In marches the little brat herself, eyes wide and shaken as she clutches Benito with one hand, and a milkshake in the other. Benito seems much more relaxed, but for the glasses that hide his eyes - there's a large bag of MacDonalds over his elbow, and he tosses it at Diego.
"Lucie!" he calls. "See, Diego, I told you she'd live."
Diego flips him off, and leans over to wake Luis up.
Lucie is quickly distracted by Emi throwing herself on the bed, the girl scrambling desperately until she's pressed against Lucie and gripping her tight. Lucie surpressed the yells, the pain it causes, and hugs her back.
"You okay, little brat?" Lucie tries to soften her voice. "Did the dumb dumb doctor look after you?"
"Don't you dare do that again!" Emi screeches. "You're not- Dad's- you're not allowed to do that again!"
"I wasn't going to let you die," Lucie holds her. "We look after you, ok?"
"No!" Emi sobs. "No, not okay!"
"Eh, chill out, she woke up so she's fine," despite his dismissive words, Benito is soft as he pets the top of Emi's head. "Well she's missing a leg, and her spine is fucked so she's probably losing the other one too, but its not like she can't live without legs. Will probably be faster on wheels than trying to run. So she's fine."
"Benito!"
Lucie isn't sure which of Diego or Luis - or Jeffrey, newly awake but looking very out of it - the screech came from. She doesn't really care, the reality not crashing in yet. All she can do is laugh at the flippant tone Benito says it in, like telling someone their cat got hit by a truck - or, no, a normal person wouldn't sound like that then either, so like someone telling you there's a bug in your hair. It's not right, it's not how anyone should say it, but in the short time she's known him it is so /very/ Benito.
Some idiot doctor she barely knows but who has survived hell with her just flippantly has told her she'll never walk again, and all she can do is laugh and think, perhaps, not walking is a small price for being alive with her Emi and her boys.
Because they are /hers/ now, if the universe wants them from her they can tear them from her cold, undying hands.
It will hit her later, the mess of her situation, in the dark and the alone, but for now she laughs in defiance of a world that tried to kill her.

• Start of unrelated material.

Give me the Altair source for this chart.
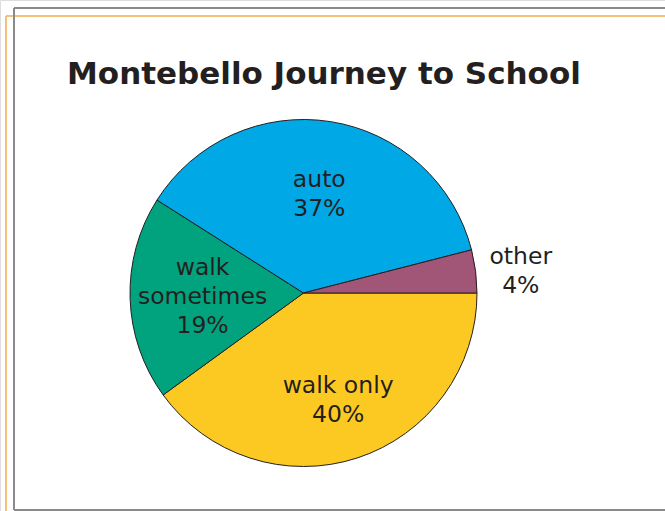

She grasps it with her teeth, just like teeth bit into her, and may not be a hero, but she won't let it win.
---
It will be many, many months before Lucie will be okay, but she will. The flat she and Diego share will need to be sold, but Luis' Abuelita will open up her home to all six of them strays. Lucie will get her own room on the ground floor, Emi on the first, and the boys all share the basement. Most nights, however, everyone will end up in Lucie's room - and nobody will mind.
Diego will help her up, and Abuelita will make them all breakfast, and Lucie will wheel herself out to the garden. She will drink wine and laugh and watch her Emi and her boys. Jeffery will be helping with the flowerbeds, while Benito heckles him instead of reviewing his textbooks. Luis and Diego will drag Emi into a game of catch, and Lucie will cheer for her girl.

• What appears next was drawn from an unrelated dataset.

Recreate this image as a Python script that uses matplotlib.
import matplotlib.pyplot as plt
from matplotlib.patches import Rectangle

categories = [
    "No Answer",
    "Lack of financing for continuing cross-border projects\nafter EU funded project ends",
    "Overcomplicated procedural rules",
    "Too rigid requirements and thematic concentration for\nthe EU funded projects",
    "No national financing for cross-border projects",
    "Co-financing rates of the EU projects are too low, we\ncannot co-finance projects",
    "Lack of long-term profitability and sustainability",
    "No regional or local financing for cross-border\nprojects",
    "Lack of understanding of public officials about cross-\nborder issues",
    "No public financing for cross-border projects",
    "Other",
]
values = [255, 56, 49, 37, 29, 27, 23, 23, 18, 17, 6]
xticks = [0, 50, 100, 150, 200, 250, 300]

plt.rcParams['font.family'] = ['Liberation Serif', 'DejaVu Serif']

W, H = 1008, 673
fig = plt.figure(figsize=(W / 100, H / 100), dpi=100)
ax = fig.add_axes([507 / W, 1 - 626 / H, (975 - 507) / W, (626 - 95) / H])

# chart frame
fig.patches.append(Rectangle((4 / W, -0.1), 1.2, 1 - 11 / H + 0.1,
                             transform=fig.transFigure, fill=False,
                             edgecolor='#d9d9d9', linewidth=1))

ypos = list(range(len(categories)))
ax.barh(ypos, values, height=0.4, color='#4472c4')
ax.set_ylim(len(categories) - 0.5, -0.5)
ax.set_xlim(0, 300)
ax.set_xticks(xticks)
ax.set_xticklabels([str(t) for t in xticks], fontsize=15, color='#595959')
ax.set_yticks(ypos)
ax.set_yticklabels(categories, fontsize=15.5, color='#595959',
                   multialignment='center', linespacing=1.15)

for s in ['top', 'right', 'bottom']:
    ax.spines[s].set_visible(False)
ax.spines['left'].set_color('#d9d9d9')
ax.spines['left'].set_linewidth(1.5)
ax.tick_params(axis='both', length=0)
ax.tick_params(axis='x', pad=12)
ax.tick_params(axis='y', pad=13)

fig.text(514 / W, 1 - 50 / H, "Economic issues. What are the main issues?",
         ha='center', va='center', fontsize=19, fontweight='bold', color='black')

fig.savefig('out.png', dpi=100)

At least, until a throw will be missed; Lucie will catch it and return it, and will join them - one hand to the controls for her wheelchair, the other to catch the ball.
There will be nightmares and horror and days she can feel the glove on her wrist or pain in a leg no longer there or the break in her spine will be agony, but those are not the only days for her future.

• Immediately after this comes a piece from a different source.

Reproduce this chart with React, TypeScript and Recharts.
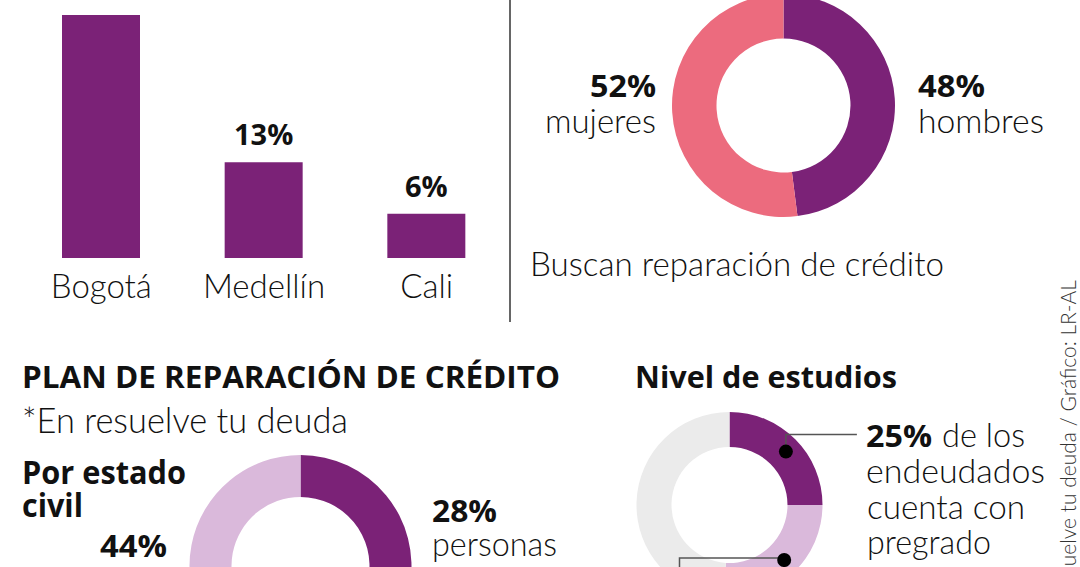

There will also be family, and love, playing ball in the garden and teaching Emi French and late nights on the patio where she falls asleep beneath the stars and in the arms of her boys. Benito will train to be licensed in Mexico, Jeffrey will get a job at a new pizza place closer to their new home. Diego will research and use the hush money to find parts of the world she can still explore, and they will go together - and never out of signal range.
Luis will see his grandmother again, and Emi will have a new home.
They all will have a home, in each other, in blood.
Lucie may not remember being saved, but she remembers how it felt to die afraid and cold and alone and believing you had failed everything in your life forwards.
Lucie will look at her future, then, and for the first time in many years see hope.